In a major coup for Democrats, Salt Lake County Mayor Ben McAdams is running, and Democrats are encouraged by early polling data. McAdams, 42, won the top county office in 2012 and 2016 and already represents 85 percent of UT-04 (although UT-04 is much more Republican than the county). McAdams has built a unique brand as a wonky, nerdy Mormon Democrat, raised over $1 million in past races and cultivated relationships with Republican mayors.
McAdams, an attorney, plans to focus on local needs like transportation and infrastructure funding and paint Love as an inaccessible obstructionist who has sided with the Tea Party over Salt Lake's business community on issues like reauthorization of the Export-Import Bank. He also contends he'll be harder to pigeonhole as "Nancy Pelosi's dream" than Love's previous opponents because voters already know him as a pragmatist.
However, McAdams's most press-worthy episode of 2017 could cut both ways. In March, McAdams's consideration of several possible suburban sites for new homeless shelters drew intense ire at town hall meetings. Later, it was revealed McAdams had been moved to act on the issue after posing as a homeless person and living in a particularly distressed shelter for three days and two nights. Love is still the favorite, but this is shaping up to be a competitive race.
WI-06: Glenn Grothman (R) - East central: Fond du Lac, Sheboygan
Likely Republican. Grothman was one of the most outspoken and controversial conservatives in the state senate prior to his elevation to Congress in 2014, but Democrats have never truly had the resources to define him. That won't be the case in 2018. Democrat Dan Kohl, a former Milwaukee Bucks Assistant General Manager and the nephew of former Sen. Herb Kohl, is running and has outraised Grothman $535,000 to $468,000 so far this cycle.

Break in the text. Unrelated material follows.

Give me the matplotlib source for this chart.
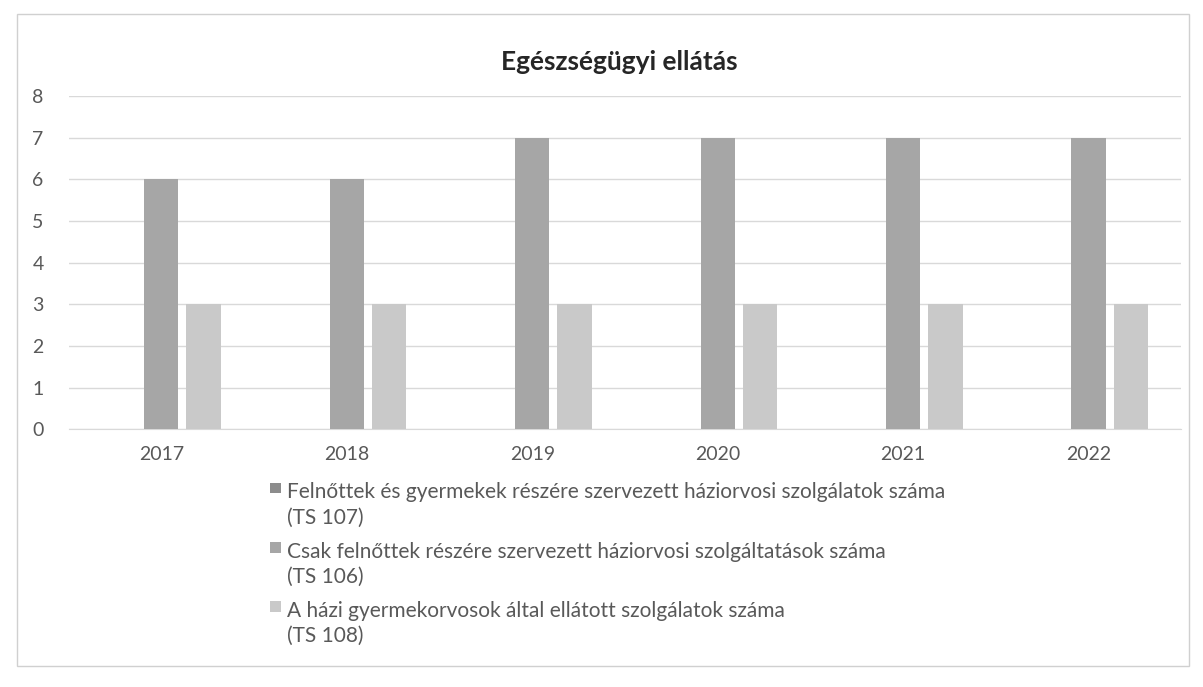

Still, this is the kind of seat that would only come into play in a Democratic tidal wave. Despite the 6th CD's middle-of-the-road tradition - it narrowly voted for Obama in 2008 - Trump carried it by a massive 55 percent to 38 percent margin in 2016. Republicans also note that Kohl served on Hillary Clinton's national finance committee and lost a bid for state assembly in 2008. And, this contest could ultimately be overshadowed in the by Speaker Paul Ryan's race down the road.